Innovations in productive technology changed the relations between people. Around 10,000 years ago, new agricultural techniques were developed that generated a surplus. They also privileged men’s labour over women’s labour.
Practices like heavy ploughing, herding of cattle and so on were less compatible with pregnancy and looking after children. An unequal division of labour increasingly developed. As the Marxist archaeologist Gordon Childe wrote, ‘The plough … relieved women of the most exacting drudgery, but deprived them of the monopoly over the cereal crops and the social status which it conferred.’
Alongside the cattle-drawn plough, there was the development of irrigation systems. Settled communities developed. Surplus wealth was generated. Long-distance trade was established.
In tandem with all this, a new elite began to control and direct the surplus wealth.
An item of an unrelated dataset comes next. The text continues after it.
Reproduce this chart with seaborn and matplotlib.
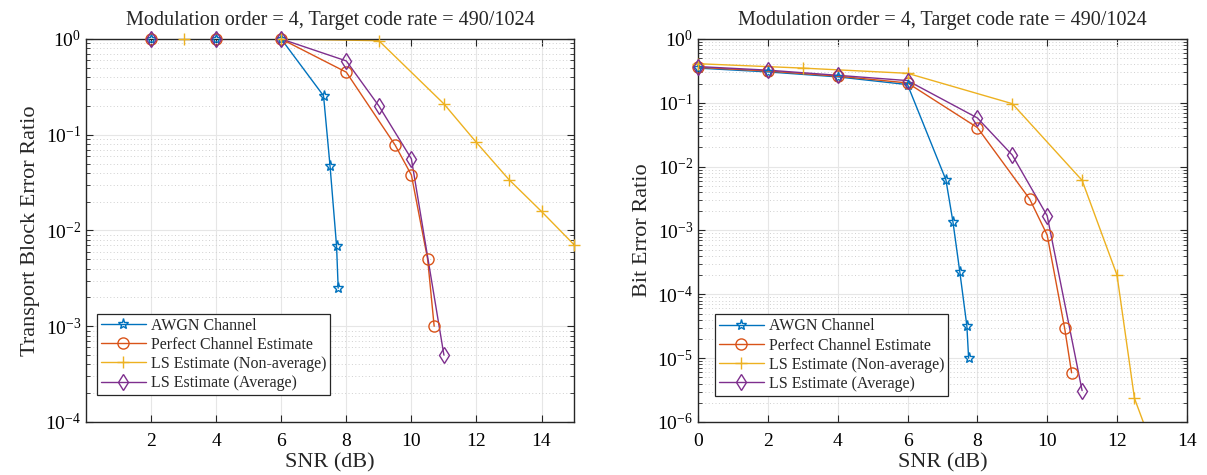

Embryonic states, including administrative systems and the earliest armies, emerged.
All of these developments strengthened the role of men at the expense of women. The new elites were overwhelmingly male. As the Marxist writer Chris Harman put it, ‘Warriors and merchants were overwhelmingly male – and, as they increasingly exercised control over the surplus, ownership and power tended to become male prerogatives.’
The patriarchal domestic household – where the father is in control – was conditioned by these economic changes. Women certainly still worked – alongside their domestic roles of raising children and looking after the household – but it was lower-status work in the context of men maintaining control of relations between the household and wider society. Engels called this ‘the world-historic defeat of the female sex’. From this point onwards, women were oppressed, though the forms this oppression took varied between classes and across different types of class society.
It was common, though, for women to be economically dependent on men and for them to be denied rights like the right to divorce or the right to own property. This was a regression from the conditions of ‘primitive communism’ that had lasted for hundreds of thousands of years.
This deeply historical account illustrates two things above all. One is that women’s oppression is not eternal and natural. The other is that class exploitation and women’s oppression are bound together.